* **Task instructions**
Below are some records. Retype exactly the lines from the one containing "Write the Plotly code for this chart." through the one containing "OFF_SCALE = 640000", both included, skipping every picture.
-- Start of Record extracts --
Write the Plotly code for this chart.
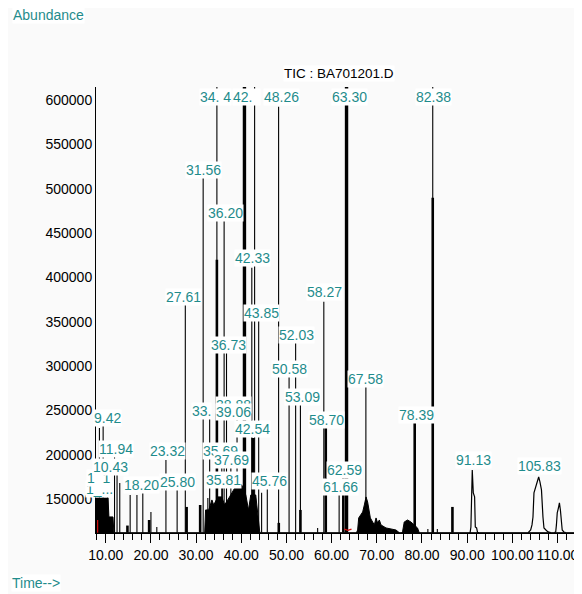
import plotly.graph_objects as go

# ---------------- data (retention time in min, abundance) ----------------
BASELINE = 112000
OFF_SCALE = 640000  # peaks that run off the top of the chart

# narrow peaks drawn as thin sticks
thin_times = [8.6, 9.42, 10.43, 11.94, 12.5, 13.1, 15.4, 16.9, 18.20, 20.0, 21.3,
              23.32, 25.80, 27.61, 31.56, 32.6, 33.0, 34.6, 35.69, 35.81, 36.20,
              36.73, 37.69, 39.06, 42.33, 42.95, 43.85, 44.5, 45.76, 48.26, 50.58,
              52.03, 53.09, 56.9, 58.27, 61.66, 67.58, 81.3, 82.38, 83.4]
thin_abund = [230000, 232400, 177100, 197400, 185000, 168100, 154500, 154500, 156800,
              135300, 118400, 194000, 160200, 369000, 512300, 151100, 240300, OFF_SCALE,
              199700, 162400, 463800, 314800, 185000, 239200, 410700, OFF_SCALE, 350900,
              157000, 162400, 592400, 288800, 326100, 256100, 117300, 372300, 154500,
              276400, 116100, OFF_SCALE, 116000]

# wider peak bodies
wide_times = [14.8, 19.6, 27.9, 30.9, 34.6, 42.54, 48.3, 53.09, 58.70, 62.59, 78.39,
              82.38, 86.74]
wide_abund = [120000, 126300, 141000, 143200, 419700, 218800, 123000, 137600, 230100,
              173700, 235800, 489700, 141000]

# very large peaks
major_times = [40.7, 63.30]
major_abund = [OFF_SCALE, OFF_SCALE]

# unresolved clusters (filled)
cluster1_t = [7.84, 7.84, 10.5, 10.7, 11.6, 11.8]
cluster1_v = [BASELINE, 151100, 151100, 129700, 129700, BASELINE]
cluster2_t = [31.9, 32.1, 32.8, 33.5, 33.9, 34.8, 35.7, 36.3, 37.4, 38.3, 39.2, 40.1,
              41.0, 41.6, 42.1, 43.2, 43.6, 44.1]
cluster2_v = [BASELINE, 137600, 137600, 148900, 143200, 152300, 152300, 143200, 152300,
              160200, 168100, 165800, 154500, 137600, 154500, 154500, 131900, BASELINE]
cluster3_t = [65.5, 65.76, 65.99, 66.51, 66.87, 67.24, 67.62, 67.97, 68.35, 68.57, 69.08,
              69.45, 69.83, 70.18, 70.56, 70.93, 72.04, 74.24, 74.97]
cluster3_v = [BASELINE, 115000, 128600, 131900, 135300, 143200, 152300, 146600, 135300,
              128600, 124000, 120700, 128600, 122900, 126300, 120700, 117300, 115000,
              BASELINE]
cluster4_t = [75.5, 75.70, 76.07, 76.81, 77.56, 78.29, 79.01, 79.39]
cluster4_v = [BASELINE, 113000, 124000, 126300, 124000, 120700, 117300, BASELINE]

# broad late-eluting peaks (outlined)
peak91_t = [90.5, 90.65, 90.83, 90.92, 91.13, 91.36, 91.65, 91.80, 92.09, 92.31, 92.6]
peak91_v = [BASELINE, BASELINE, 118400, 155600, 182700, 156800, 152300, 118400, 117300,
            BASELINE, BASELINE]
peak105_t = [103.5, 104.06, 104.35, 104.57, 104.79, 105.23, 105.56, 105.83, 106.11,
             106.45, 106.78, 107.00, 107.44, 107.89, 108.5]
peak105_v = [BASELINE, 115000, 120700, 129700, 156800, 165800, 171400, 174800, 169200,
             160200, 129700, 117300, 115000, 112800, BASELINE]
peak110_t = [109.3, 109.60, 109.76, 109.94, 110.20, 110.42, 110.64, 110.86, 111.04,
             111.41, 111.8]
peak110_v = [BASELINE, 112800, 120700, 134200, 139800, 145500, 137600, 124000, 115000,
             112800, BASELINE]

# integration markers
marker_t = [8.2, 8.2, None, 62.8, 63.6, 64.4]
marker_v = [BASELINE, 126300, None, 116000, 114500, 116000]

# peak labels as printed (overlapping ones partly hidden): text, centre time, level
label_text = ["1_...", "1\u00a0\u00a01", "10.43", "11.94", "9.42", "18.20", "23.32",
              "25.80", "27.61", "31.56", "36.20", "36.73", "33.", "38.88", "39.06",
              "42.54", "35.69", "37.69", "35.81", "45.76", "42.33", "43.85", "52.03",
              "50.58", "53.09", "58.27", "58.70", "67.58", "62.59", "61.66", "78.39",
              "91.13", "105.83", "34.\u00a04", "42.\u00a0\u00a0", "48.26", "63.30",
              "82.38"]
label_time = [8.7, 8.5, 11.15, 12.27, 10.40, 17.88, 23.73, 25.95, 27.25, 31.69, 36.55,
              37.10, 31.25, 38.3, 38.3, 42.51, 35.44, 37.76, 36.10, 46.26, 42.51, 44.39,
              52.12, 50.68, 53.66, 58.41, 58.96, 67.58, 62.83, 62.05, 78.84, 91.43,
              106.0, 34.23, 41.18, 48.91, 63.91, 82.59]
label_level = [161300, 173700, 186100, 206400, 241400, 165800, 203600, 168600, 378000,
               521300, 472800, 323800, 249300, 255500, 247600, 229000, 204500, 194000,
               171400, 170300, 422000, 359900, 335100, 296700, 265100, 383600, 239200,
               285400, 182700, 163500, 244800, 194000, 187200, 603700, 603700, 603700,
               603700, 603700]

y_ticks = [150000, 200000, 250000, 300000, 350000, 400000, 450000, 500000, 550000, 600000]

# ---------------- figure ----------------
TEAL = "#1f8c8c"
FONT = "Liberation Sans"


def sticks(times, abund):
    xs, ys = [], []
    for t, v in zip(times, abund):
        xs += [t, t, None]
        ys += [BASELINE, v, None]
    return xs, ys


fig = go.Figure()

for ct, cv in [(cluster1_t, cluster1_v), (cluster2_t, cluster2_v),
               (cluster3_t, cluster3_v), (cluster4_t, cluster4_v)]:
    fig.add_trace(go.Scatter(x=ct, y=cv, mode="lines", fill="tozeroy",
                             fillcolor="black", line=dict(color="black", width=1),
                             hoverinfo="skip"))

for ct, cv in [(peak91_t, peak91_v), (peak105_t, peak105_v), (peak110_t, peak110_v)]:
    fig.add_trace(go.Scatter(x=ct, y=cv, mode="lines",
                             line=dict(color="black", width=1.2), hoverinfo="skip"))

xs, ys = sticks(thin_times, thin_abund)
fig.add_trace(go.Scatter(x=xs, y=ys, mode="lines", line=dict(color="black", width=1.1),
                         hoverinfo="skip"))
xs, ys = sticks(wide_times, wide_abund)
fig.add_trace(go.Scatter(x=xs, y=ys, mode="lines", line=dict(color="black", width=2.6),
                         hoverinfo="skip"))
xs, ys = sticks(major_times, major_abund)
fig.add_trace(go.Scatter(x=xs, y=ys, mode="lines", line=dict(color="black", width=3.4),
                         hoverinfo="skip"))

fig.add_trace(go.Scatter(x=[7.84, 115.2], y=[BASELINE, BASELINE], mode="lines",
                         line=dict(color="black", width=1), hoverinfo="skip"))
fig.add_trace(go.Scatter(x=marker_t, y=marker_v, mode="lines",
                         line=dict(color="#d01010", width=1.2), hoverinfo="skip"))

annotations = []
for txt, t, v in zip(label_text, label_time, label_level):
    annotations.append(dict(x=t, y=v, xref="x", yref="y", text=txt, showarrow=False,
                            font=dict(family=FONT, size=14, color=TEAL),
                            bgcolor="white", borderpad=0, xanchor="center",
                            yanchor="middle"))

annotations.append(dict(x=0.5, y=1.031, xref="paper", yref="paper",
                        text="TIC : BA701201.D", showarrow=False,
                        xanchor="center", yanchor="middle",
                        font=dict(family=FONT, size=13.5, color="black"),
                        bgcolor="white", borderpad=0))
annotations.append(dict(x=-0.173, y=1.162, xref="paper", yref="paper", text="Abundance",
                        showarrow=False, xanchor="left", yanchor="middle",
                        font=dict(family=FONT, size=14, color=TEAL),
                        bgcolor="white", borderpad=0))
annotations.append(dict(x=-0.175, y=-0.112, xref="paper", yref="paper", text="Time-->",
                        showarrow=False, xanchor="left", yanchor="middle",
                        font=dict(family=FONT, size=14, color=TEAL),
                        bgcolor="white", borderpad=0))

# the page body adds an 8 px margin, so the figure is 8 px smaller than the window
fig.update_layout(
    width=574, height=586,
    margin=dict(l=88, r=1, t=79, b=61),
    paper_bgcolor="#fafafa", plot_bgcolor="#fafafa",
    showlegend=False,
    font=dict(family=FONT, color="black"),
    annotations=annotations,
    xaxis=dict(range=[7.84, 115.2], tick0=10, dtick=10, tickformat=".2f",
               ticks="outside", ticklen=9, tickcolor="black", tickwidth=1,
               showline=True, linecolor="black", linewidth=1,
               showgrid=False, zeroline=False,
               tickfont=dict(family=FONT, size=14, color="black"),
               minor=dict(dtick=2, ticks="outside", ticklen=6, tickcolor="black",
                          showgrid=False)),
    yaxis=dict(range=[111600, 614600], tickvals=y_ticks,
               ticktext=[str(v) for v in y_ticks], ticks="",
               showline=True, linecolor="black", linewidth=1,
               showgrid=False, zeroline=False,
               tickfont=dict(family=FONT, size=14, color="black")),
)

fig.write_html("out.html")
-- End of Record extracts --
-- Start of Record extracts --
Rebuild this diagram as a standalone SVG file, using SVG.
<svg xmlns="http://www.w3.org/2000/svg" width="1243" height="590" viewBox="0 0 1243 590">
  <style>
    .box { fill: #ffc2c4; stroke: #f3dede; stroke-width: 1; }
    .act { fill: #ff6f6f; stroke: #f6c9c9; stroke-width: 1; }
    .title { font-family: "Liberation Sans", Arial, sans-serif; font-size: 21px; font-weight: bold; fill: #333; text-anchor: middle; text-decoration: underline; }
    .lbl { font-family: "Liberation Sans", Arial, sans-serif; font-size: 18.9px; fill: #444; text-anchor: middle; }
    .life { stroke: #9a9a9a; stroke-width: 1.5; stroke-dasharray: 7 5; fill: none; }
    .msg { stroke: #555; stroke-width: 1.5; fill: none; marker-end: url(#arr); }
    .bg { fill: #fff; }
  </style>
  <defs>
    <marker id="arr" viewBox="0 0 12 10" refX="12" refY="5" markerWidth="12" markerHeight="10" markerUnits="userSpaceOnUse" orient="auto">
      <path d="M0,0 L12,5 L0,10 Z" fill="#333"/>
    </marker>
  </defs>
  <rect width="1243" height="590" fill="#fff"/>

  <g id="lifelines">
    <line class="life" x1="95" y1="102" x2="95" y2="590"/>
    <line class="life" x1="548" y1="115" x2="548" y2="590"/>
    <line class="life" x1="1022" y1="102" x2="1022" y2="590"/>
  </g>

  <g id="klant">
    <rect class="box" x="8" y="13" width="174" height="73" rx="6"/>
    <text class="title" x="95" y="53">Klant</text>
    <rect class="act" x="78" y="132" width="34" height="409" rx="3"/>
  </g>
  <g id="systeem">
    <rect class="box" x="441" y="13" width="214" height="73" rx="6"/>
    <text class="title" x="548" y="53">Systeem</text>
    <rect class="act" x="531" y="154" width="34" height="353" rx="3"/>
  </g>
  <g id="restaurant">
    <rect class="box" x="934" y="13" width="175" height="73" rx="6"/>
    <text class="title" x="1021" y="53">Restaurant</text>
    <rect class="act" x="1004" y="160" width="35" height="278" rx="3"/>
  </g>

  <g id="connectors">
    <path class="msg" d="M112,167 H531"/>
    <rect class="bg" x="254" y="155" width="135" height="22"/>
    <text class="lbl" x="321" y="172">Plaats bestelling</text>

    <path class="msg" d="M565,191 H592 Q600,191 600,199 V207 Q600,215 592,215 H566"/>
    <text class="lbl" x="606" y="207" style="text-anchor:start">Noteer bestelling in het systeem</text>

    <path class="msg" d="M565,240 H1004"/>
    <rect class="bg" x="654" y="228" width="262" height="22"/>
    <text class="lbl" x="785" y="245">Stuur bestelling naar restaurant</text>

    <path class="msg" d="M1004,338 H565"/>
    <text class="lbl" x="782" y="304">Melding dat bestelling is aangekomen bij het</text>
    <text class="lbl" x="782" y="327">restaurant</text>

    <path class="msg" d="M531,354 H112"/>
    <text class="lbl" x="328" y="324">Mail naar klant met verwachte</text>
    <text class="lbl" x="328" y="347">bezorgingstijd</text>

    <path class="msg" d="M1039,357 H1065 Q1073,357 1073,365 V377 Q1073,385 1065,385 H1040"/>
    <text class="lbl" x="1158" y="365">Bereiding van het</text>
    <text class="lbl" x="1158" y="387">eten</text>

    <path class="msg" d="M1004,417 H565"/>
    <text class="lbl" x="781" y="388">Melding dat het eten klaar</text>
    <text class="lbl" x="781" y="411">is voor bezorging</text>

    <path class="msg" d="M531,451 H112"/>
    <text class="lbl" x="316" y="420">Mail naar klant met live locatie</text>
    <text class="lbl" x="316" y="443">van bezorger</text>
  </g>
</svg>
-- End of Record extracts --
* **Expected answer**
Write the Plotly code for this chart.
import plotly.graph_objects as go

# ---------------- data (retention time in min, abundance) ----------------
BASELINE = 112000
OFF_SCALE = 640000  # peaks that run off the top of the chart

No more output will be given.